## BEGIN

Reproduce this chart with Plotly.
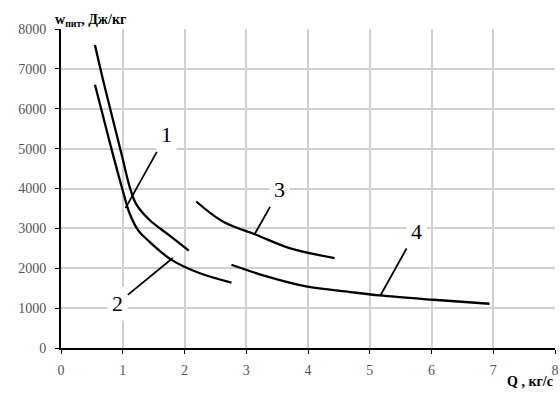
import plotly.graph_objects as go

# curve data
q1 = [0.55, 0.7, 0.85, 1.0, 1.11, 1.22, 1.43, 1.75, 2.07]
w1 = [7600, 6600, 5670, 4740, 4050, 3600, 3216, 2830, 2440]

q2 = [0.55, 0.7, 0.85, 1.0, 1.11, 1.25, 1.43, 1.79, 2.24, 2.76]
w2 = [6600, 5700, 4800, 3950, 3380, 2950, 2670, 2210, 1880, 1640]

q3 = [2.19, 2.62, 3.16, 3.70, 4.43]
w3 = [3674, 3173, 2840, 2506, 2256]

q4 = [2.76, 3.33, 3.97, 4.68, 5.16, 6.03, 6.94]
w4 = [2088, 1795, 1544, 1404, 1318, 1210, 1110]

x_ticks = [0, 1, 2, 3, 4, 5, 6, 7, 8]
y_ticks = [0, 1000, 2000, 3000, 4000, 5000, 6000, 7000, 8000]

# curve labels: text, label position, point the leader touches
labels = ["1", "2", "3", "4"]
label_xy = [(1.705, 5346), (0.92, 1128), (3.54, 3967), (5.75, 2922)]
leader_xy = [(1.045, 3509), (1.81, 2256), (3.14, 2865), (5.17, 1311)]

serif = "Liberation Serif, Times New Roman, serif"

fig = go.Figure()
for q, w in [(q1, w1), (q2, w2), (q3, w3), (q4, w4)]:
    fig.add_trace(go.Scatter(x=q, y=w, mode="lines",
                             line=dict(color="black", width=2.3, shape="spline"),
                             showlegend=False))

for t, (lx, ly), (px, py) in zip(labels, label_xy, leader_xy):
    fig.add_annotation(x=px, y=py, ax=lx, ay=ly, xref="x", yref="y",
                       axref="x", ayref="y", text=t, showarrow=True,
                       arrowhead=0, arrowwidth=1.8, arrowcolor="black",
                       bgcolor="white", borderpad=4,
                       font=dict(family=serif, size=22, color="black"))

axis_style = dict(showgrid=True, gridcolor="#d0d0d0", gridwidth=1.5,
                  zeroline=False, showline=True, linecolor="black",
                  linewidth=2, ticks="outside", ticklen=4, tickcolor="black",
                  automargin=False, ticklabeloverflow="allow",
                  tickmode="array",
                  tickfont=dict(family=serif, size=14, color="#555"))

fig.update_layout(
    width=560, height=394,
    margin=dict(l=61, r=5, t=29, b=46),
    plot_bgcolor="white", paper_bgcolor="white",
    font=dict(family=serif),
    xaxis=dict(range=[0, 8], tickvals=x_ticks, ticklabelstandoff=4, **axis_style),
    yaxis=dict(range=[0, 8000], tickvals=y_ticks, ticklabelstandoff=6, **axis_style),
)

fig.add_annotation(x=0, y=1, xref="paper", yref="paper", xanchor="left",
                   yanchor="bottom", showarrow=False, xshift=-8, yshift=-2,
                   text="<b>w<sub>пит</sub>, Дж/кг</b>",
                   font=dict(family=serif, size=14, color="black"))
fig.add_annotation(x=1, y=0, xref="paper", yref="paper", xanchor="right",
                   yanchor="top", yshift=-24, showarrow=False,
                   text="<b>Q , кг/с</b>",
                   font=dict(family=serif, size=14, color="black"))

# drop the default page margin so the figure fills the window without scrollbars
fig.write_html("out.html", config={"displayModeBar": False},
               post_script="document.body.style.margin='0';"
                           "document.body.style.overflow='hidden';")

## END

**OBJECTIVE**
Copy nothing but the lines from the top of the data down to the line containing "w3 = [3674, 3173, 2840, 2506, 2256]", and leave the pictures out.

**THE RESULT**
Reproduce this chart with Plotly.
import plotly.graph_objects as go

# curve data
q1 = [0.55, 0.7, 0.85, 1.0, 1.11, 1.22, 1.43, 1.75, 2.07]
w1 = [7600, 6600, 5670, 4740, 4050, 3600, 3216, 2830, 2440]

q2 = [0.55, 0.7, 0.85, 1.0, 1.11, 1.25, 1.43, 1.79, 2.24, 2.76]
w2 = [6600, 5700, 4800, 3950, 3380, 2950, 2670, 2210, 1880, 1640]

q3 = [2.19, 2.62, 3.16, 3.70, 4.43]
w3 = [3674, 3173, 2840, 2506, 2256]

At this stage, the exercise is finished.